Compensation has to fit the person, the product, and the market. We negotiate flat fees, royalties tied to sales, advances against royalties, and performance bonuses, and structure payment and reporting so the money actually arrives as agreed. We match the deal economics to how the rights are being used, so a national merchandising program isn't priced like a single social post and everyone's expectations are set in writing.

Frequently asked questions

Usually name, image, likeness, voice, signature, and other recognizable persona elements. Which ones you need depends on the use, since an endorsement campaign requires different rights than putting a face on merchandise. Match the rights granted to what you plan to do, and no more, so neither side overpays or overcommits.

Common structures are a flat fee, a royalty on sales, or a combination of the two. What fits depends on the type of use, the person's profile, and whether the deal is exclusive. A flat fee suits a one-time appearance, while merchandise often works better on a royalty.
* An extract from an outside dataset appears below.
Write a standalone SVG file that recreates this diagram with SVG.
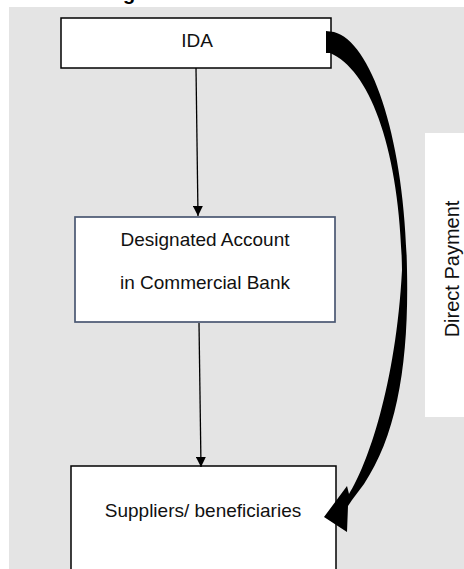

Typically approval over how their identity is used, the advertising copy, and the quality of any product carrying their name. How broad those approval rights run is heavily negotiated, since tight approval slows you down while loose approval worries the talent. Define the process and turnaround times so approvals do not stall a campaign.

Exclusivity stops the person from endorsing competitors, and because that is valuable it commands a premium fee. It has to be carefully bounded by product category and territory, so you are paying for the exclusivity you actually need. A broad exclusivity grant costs more and limits the talent's other deals.

Spell out whether and how they will post, any requirement that posts read as authentic rather than scripted, FTC disclosure obligations, and who owns the resulting content. Social media is where these deals most often go sideways, so put the expectations in writing rather than assuming them.

Negotiate a sell-off period for existing inventory, a deadline to take down advertising and online materials, and any restrictions that continue after termination. Plan for an orderly wind-down so the person's identity is not still appearing on your products months after the deal is over.